No cabe duda —y lo he repetido numerosas veces en las páginas precedentes— de que la necesidad de contener los desbordamientos reales o posibles de la superpotencia americana requiere, por parte del resto del mundo, una vigilancia crítica y la exigencia de participar en la elaboración de decisiones que atañen a todos los países, pero, si las críticas y las reivindicaciones que se les dirigen no son pertinentes y racionales, no existe la menor posibilidad de que los Estados Unidos tengan en cuenta dichas vigilancia y exigencia.[165]

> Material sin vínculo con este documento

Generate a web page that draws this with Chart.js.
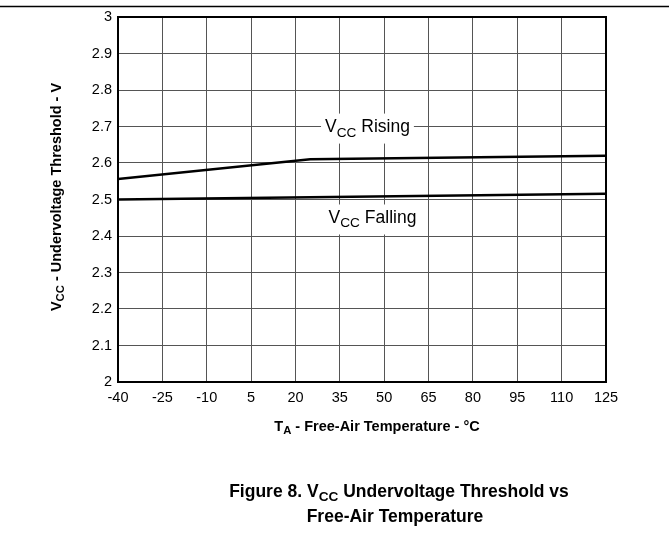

Las exageraciones, con frecuencia delirantes, del odio antiamericano, las imputaciones de los medios de comunicación, unidas ora a incompetencia ora a mitomanía, la mala voluntad pertinaz que da la vuelta a todo acontecimiento a fin de interpretarlo sin excepción de forma desfavorable para los Estados Unidos han de convencer por fuerza a éstos de la inutilidad de cualquier consulta. El resultado es el opuesto del que supuestamente se buscaba. Las mentiras de la parcialidad antiamericana son las que fabrican el unilateralismo americano. La ceguera tendenciosa y la hostilidad sistemática de la mayoría de los gobiernos que se relacionan con América no hacen otra cosa que debilitarlos a ellos mismos al alejarlos cada vez más de la comprensión de las realidades. Esos mismos gobiernos, enemigos y aliados confundidos, son los que, al substituir la acción por la animosidad y el análisis por la pasión, se condenan a la impotencia y, por efecto de contrapeso, alimentan la superpotencia americana.
Notas
[164] Le Figaro Economic, 14 de mayo de 2002.
[165] Tomemos el discurso pronunciado por George W. Bush el 24 de junio de 2002 a propósito del Oriente Próximo. Se censuró al Presidente por querer apartar a Arafat e «imponer» a los palestinos otros dirigentes. Ahora bien, él hablaba no de imponer a nadie, sino de celebrar elecciones, con el deseo de que «el pueblo palestino elija a nuevos dirigentes que no estén comprometidos con el terrorismo». ¿Qué tiene de escandaloso semejante deseo? Sobre todo cuando en el mismo discurso Bush declaraba que, una vez instaurado un auténtico Estado palestino, los israelíes debían volver a su fronteras de 1967 y aceptar la existencia de una parte palestina de Jerusalén, lo que equivalía a oponerse totalmente a los designios de Sharon.